INSIGHT on INSIGHT: Getting beyond POS data (that’s Point Of Sale)

 

POS data is both a blessing and a curse.  This is scanner data retailers capture at the cash register or through online checkout recording the numerous data points related to the moment a particular product is purchased.

Access to raw POS data like Walmart’s Retail Link can provide priceless understanding of a company’s business at a very granular level.  Metrics like sales, profitability, in-stocks and inventory turns can be viewed at the item and store level and almost any recent time frame.

Highly accurate sales performance can be looked at a hundred different ways. 

However, it can also become a crutch as companies standardize reports that fail to include more creative or insightful analyses. 

They can miss out on even bigger opportunities as analysts operate on intellectual assembly lines, churning out more and more reports while having less and less curiosity or instinct to know when and where to dig deeper into the data.

POS data creates a false sense of having a complete picture of the business.  It has caused many companies to ignore asking the more important questions:

Why does the POS indicate shoppers are behaving in a certain way?

What if we need to react to a competitor in the future?

What if we could control a future change that was favorable to our business?

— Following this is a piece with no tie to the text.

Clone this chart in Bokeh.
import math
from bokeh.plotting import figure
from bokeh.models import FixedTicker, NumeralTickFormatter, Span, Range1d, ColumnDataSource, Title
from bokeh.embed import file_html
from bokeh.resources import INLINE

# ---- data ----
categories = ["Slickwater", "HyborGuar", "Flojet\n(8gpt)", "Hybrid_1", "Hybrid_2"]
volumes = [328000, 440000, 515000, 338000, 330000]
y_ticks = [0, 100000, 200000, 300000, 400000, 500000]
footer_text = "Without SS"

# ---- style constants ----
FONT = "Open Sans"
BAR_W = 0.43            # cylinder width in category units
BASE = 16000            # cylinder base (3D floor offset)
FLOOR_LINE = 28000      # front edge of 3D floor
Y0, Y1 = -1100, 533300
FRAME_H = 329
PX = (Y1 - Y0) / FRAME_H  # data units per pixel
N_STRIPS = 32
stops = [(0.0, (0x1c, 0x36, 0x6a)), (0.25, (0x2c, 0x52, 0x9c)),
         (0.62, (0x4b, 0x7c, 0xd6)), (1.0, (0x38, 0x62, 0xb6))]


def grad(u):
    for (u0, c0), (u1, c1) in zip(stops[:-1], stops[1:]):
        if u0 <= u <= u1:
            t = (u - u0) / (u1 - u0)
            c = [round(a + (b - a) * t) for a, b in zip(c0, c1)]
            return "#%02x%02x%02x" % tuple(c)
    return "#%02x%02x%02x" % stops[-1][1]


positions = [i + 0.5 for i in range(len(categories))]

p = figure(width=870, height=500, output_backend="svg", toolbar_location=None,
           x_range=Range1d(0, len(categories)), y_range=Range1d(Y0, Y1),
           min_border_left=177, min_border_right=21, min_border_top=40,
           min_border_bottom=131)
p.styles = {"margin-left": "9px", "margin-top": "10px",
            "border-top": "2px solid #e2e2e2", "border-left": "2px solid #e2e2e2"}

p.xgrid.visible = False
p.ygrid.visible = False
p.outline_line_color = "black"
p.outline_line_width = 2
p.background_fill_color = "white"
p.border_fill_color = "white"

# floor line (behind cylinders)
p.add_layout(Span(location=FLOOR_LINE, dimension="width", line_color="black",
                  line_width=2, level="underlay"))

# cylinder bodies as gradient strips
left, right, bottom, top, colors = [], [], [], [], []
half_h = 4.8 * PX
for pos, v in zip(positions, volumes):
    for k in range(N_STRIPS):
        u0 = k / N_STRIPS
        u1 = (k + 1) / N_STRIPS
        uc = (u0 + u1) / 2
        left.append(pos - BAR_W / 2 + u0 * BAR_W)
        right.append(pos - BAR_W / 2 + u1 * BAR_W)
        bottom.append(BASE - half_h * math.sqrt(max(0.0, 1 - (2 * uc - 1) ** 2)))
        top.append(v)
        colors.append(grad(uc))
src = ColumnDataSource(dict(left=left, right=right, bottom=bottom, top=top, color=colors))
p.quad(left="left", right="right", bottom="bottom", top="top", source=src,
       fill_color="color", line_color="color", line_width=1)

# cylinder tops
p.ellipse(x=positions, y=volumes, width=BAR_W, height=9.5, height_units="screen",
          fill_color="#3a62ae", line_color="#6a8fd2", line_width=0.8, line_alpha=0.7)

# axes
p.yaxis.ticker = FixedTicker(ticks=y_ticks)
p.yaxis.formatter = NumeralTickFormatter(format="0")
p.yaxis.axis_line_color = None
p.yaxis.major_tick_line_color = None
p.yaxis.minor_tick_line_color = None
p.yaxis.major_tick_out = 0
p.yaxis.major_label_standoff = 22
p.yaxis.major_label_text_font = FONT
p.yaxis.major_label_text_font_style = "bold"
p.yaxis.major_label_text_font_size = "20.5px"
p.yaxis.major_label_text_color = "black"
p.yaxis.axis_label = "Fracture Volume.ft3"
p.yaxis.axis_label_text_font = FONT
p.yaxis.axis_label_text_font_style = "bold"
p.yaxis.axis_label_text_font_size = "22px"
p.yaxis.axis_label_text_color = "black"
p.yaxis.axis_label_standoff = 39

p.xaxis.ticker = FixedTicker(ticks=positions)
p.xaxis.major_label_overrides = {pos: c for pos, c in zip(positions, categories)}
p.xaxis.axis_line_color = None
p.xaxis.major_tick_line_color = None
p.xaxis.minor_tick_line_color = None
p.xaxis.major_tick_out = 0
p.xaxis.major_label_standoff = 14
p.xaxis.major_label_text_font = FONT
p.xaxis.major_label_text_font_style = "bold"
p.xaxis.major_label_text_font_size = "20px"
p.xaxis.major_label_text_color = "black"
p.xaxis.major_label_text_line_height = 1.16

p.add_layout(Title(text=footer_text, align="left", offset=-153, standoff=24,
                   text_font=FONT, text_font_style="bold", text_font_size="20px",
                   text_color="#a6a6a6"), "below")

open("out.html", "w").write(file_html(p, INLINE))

Answering these forward-looking questions through primary shopper insight work complements the backward-looking understanding provided by the POS.

 

DON'T STOP ASKING DEEPER QUESTIONS

The next time you are reviewing weekly, monthly or quarterly POS reports, ask yourself some of the following questions and consider the value of knowing the answers:

Are we running data to discover new opportunities or just to deliver mandatory weekly reports?

What analytical approaches are we overlooking that might change how we view the business?

When was the last time a POS report revealed a significant insight?

Do we really know why sales are behaving a certain way or are we operating on assumptions and speculation?

What aspect of our POS would have the greatest impact on our overall business if we could find a way to better control or influence it?

What is the POS not telling us?

on't stop using POS for all it is worth, but realize that POS only provides part of the picture.  Make sure you are aware of the parts POS doesn't show.